Once again, we bring you a message from History itself:

The idea of self-promoting campaigning is fairly recent. Formerly, candidates would send out surrogates to campaign for them.

I believe the closest that George Washington ever came to campaigning for an office was wearing his old French & Indian war uniform around town while they were putting together the leadership of the army.*

However, he left the room when Adams started to make his nominating speech.

Debates were more common as time went on. To illustrate the difference: the Lincoln-Douglas debates were held face to face, while the debate on the Constitution, after it was presented, happened entirely through the newspapers, usually with pseudonyms. (Debate during the Constitutional convention wasn’t made public until 1840, when almost everyone was dead.)

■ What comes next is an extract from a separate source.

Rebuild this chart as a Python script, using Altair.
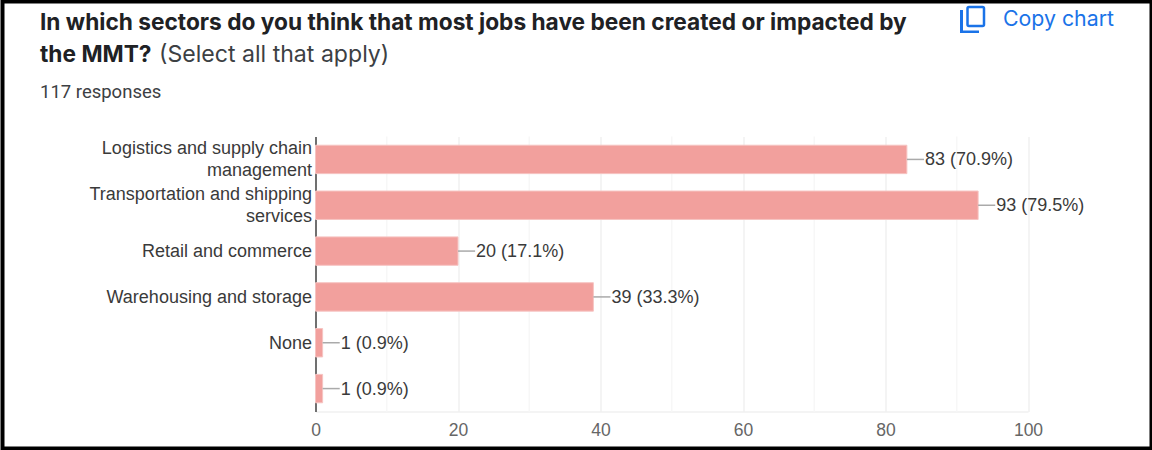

The first candidate to go on a nationwide speaking tour was Douglas. Lincoln did not campaign, although other Republicans certainly did.

Harding stayed home in Marion and made everyone come to him. (Nice.)

With the rise of the electronic media, it was possible to do an interview and have the nation hear it. It was possible for the entire nation to hear a debate.**

*When you consider that some of his second-in-commands would actively campaign behind his back to replace him, you see this wasn’t much.

**It makes me sad to realize that Abraham Lincoln would be pretty much unelectable nowadays. Not, uh, photogenic enough.